Russia’s War Crimes
Evidence of mass atrocities across Ukraine continues to mount.
WSJ (“Ukraine’s President Vows to Hold Russian Forces to Account After War-Crime Allegations“):
Ukrainian President Volodymyr Zelensky described Russian forces as “murderers” and “rapists” as the extent of killings in towns surrounding Kyiv began to emerge, vowing to prosecute what he called war crimes as Russia renewed its missile attacks on several cities.
More than 100 civilians were found buried in mass graves in one commuter town, Bucha, after Russian troops withdrew last week, sparking an outcry from Western leaders and adding to the pressure on the Biden administration and its European allies to take stronger action against Moscow. French President Emmanuel Macron on Monday called for additional sanctions on Russian oil and coal, despite the pain it would inflict on Europe’s economies.
“It is very clear today that there are clear indications of war crimes,” Mr. Macron said on French radio. “It was more or less established that this is the Russian army.”
WaPo (“Zelensky calls Russian forces ‘butchers’ as pullback reveals horrors“):
The scale of devastation as Russian troops withdraw from more areas in Ukraine is coming into grim focus. The scenes of horror emerging from Bucha, near the capital — where alleged mass graves were found and dead civilians lined the streets — are sparking calls for war crime probes and even tighter sanctions in the United States and Europe, as more reports come in about damage in cleared parts of Chernihiv and Sumy regions.

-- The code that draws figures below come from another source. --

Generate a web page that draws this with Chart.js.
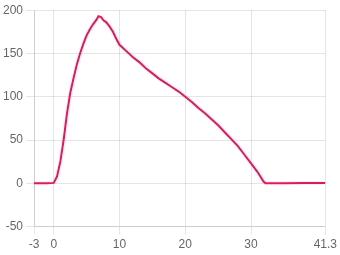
<!DOCTYPE html>
<html>
<head>
<meta charset="utf-8">
<script src="https://cdn.jsdelivr.net/npm/chart.js@4/dist/chart.umd.min.js"></script>
<style>
  html, body { margin: 0; padding: 0; background: #fff; }
</style>
</head>
<body>
<canvas id="myChart" width="340" height="255"></canvas>
<script>
// x positions and values
const xs = [-3, -1, 0, 0.5, 1, 1.5, 2, 2.5, 3, 3.5, 4, 4.5, 5, 5.5, 6, 6.5, 6.8, 7.2, 7.6, 8, 8.5, 9, 9.5, 10,
  11, 12, 13, 14, 15, 16, 17, 18, 19, 20, 21, 22, 23, 24, 25, 26, 27, 28, 29, 30, 31, 31.9, 32.2, 35, 38, 41.3];
const ys = [0, 0, 0.5, 8, 25, 50, 80, 104, 121, 137, 150, 161, 171, 178, 184, 189, 193, 192, 188, 186, 181, 175, 167, 160,
  153, 146, 140, 133, 127, 121, 116, 111, 106, 100, 94, 87, 81, 74, 67, 59, 51, 43, 33, 23, 13, 2, 0, 0, 0.3, 0.3];

const xMin = -3;
const xMax = 41.3;
const yMin = -50;
const yMax = 200;

let points = xs.map((x, idx) => { return {x: x, y: ys[idx]} });

let grapharea = document.getElementById('myChart');
let myChart = new Chart(grapharea, {
  type: 'line',
  data: {
    datasets: [{
      data: points,
      borderColor: '#ff0a55',
      borderWidth: 2,
      pointRadius: 0,
      tension: 0,
      fill: false
    }]
  },
  options: {
    responsive: false,
    animation: false,
    plugins: {
      legend: { display: false },
      tooltip: { enabled: false }
    },
    scales: {
      x: {
        type: 'linear',
        min: xMin,
        max: xMax,
        ticks: { stepSize: 10, color: '#666', font: { size: 12 } }
      },
      y: {
        min: yMin,
        max: yMax,
        ticks: { stepSize: 50, color: '#666', font: { size: 12 } }
      }
    }
  }
});
</script>
</body>
</html>
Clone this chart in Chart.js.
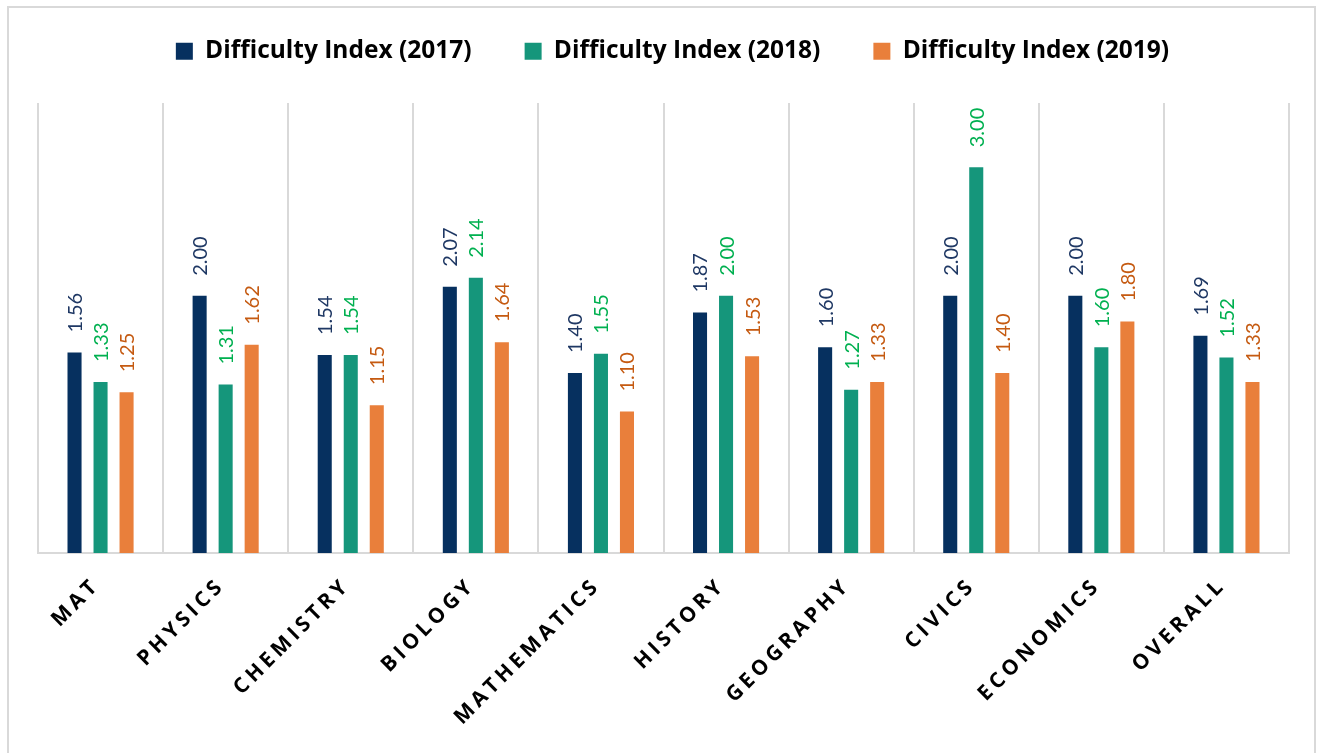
<!DOCTYPE html>
<html>
<head>
<meta charset="utf-8">
<script src="https://cdn.jsdelivr.net/npm/chart.js@4"></script>
<style>
  html, body { margin: 0; padding: 0; background: #fff; overflow: hidden; }
  #wrap { position: absolute; left: 0; top: 0; width: 1322px; height: 753px; }
  #frame { position: absolute; left: 7px; top: 6px; width: 1309px; height: 800px; border: 2px solid #d9d9d9; box-sizing: border-box; }
</style>
</head>
<body>
<div id="frame"></div>
<div id="wrap"><canvas id="myChart" width="1322" height="753"></canvas></div>
<script>
// chart data
const subjects = ['MAT', 'PHYSICS', 'CHEMISTRY', 'BIOLOGY', 'MATHEMATICS', 'HISTORY', 'GEOGRAPHY', 'CIVICS', 'ECONOMICS', 'OVERALL'];
const index2017 = [1.56, 2.00, 1.54, 2.07, 1.40, 1.87, 1.60, 2.00, 2.00, 1.69];
const index2018 = [1.33, 1.31, 1.54, 2.14, 1.55, 2.00, 1.27, 3.00, 1.60, 1.52];
const index2019 = [1.25, 1.62, 1.15, 1.64, 1.10, 1.53, 1.33, 1.40, 1.80, 1.33];

const barColors = ['#06305f', '#15967b', '#e97f3b'];
const labelColors = ['#1f3864', '#00b050', '#c55a11'];

// value labels above the bars, rotated, plus letter spacing for the x labels
const valueLabels = {
    id: 'valueLabels',
    beforeDraw(chart) {
        chart.ctx.letterSpacing = '0px';
    },
    afterDatasetsDraw(chart) {
        const ctx = chart.ctx;
        chart.data.datasets.forEach((ds, i) => {
            chart.getDatasetMeta(i).data.forEach((bar, j) => {
                ctx.save();
                ctx.translate(bar.x + 1, bar.y - 20);
                ctx.rotate(-Math.PI / 2);
                ctx.font = '400 20px Lato';
                ctx.fillStyle = labelColors[i];
                ctx.textAlign = 'left';
                ctx.textBaseline = 'middle';
                ctx.fillText(ds.data[j].toFixed(2), 0, 0);
                ctx.restore();
            });
        });
        ctx.letterSpacing = '4px';
    }
};

// legend: wide gaps between items but sitting near the top
const legendBox = {
    id: 'legendBox',
    afterInit(chart) {
        const lg = chart.legend;
        const fit = lg.fit.bind(lg);
        lg.fit = function () {
            fit();
            this.height = 117;
        };
        const draw = lg.draw.bind(lg);
        lg.draw = function () {
            chart.ctx.save();
            chart.ctx.translate(9, 0);
            draw();
            chart.ctx.restore();
        };
    }
};

const ctx = document.getElementById('myChart').getContext('2d');
const myChart = new Chart(ctx, {
    type: 'bar',
    data: {
        labels: subjects,
        datasets: [
            { label: 'Difficulty Index (2017)', data: index2017, backgroundColor: barColors[0] },
            { label: 'Difficulty Index (2018)', data: index2018, backgroundColor: barColors[1] },
            { label: 'Difficulty Index (2019)', data: index2019, backgroundColor: barColors[2] }
        ]
    },
    options: {
        responsive: false,
        animation: false,
        categoryPercentage: 0.624,
        barPercentage: 0.54,
        layout: { padding: { left: 38, right: 33, top: -14, bottom: 10 } },
        plugins: {
            legend: {
                labels: {
                    boxWidth: 17,
                    boxHeight: 17,
                    padding: 53,
                    color: '#000',
                    font: { family: 'Open Sans', weight: 'bold', size: 24.5 }
                }
            },
            tooltip: { enabled: false }
        },
        scales: {
            x: {
                offset: true,
                grid: { offset: true, color: '#d9d9d9', lineWidth: 2, drawTicks: false },
                border: { color: '#d9d9d9', width: 2 },
                ticks: {
                    z: 1,
                    minRotation: 45,
                    maxRotation: 45,
                    padding: 20,
                    labelOffset: -4,
                    color: '#000',
                    font: { family: 'Open Sans', weight: 'bold', size: 21 }
                },
                afterFit(scale) { scale.height = 190; }
            },
            y: {
                display: false,
                min: 0,
                max: 3.5
            }
        }
    },
    plugins: [valueLabels, legendBox]
});
</script>
</body>
</html>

As Ukrainian President Volodymyr Zelensky called Russian forces “butchers, rapists and looters”who committed genocide, U.S. Secretary of State Antony Blinken condemned the “apparent atrocities by Kremlin forces” and vowed to use “every tool available” to pursue and hold those responsible accountable. The Biden administration is discussing ways to ratchet up the financial pain on Russia. British Prime Minister Boris Johnson pledged to do “everything in my power to starve Putin’s war machine” as the country’s chief of intelligence called “reports of execution-style killings of civilians emerging from liberated areas” of Ukraine “horrifying and chilling.” Ukraine’s prosecutor general said a task force has found the bodies of more than 400 civilians in the Kyiv region.
The calls for retribution came as Russian President Vladimir Putin appears to be refocusing on the country’s south and east. The Ukrainian military reported that several villages in the Chernihiv region had been cleared — and its mayor Vladyslav Atroshenko said 70 percent of the city had been destroyed. Explosions rocked Odessa early Sunday, in the first major strikes on the strategic Black Sea port city, and missile strikes were also reported in the southern port city of Mykolaiv.
Two NYT reports, “‘This Is True Barbarity’: Life and Death Under Russian Occupation” and “In a Kyiv Suburb,’They Shot Everyone They Saw’” provide gripping, if anecdotal, details.
President Biden has already denounced Putin as a “war criminal,” and this certainly vindicates that judgment. Both European and American leaders, though, are vowing to ramp up sanctions even more in response to these developments.
Reports of civilian massacres in Bucha led to swift international condemnation and claims of war crimes from world leaders, as well as pledges to escalate the West’s economic measures against Russia. Ukrainian officials have asked for an investigation by the International Criminal Court into mass graves in Bucha that NATO Secretary General Jens Stoltenberg called “brutality against civilians we haven’t seen in Europe for decades.”
The scope of the potential U.S. retaliatory measures was not exactly clear, but senior Biden officials have previously discussed potentially devastating “secondary sanctions” that would target countries that continue to trade with Russia.
The Biden administration could also impose sanctions on sectors of the Russian economy that it has not hit so far, including mining, transportation and additional areas of the Russian financial sector. The world continues to buy billions of dollars worth of Russian oil and gas, giving the Kremlin a direct financial lifeline. Officials stressed that planning was preliminary and no decisions had been made about potential responses.
Still, as I’ve argued before, he’s exceedingly unlikely to get hauled off before the Hague. There’s just not a mechanism for holding the leaders of major powers to account under international law, short of their unconditional surrender after a major war.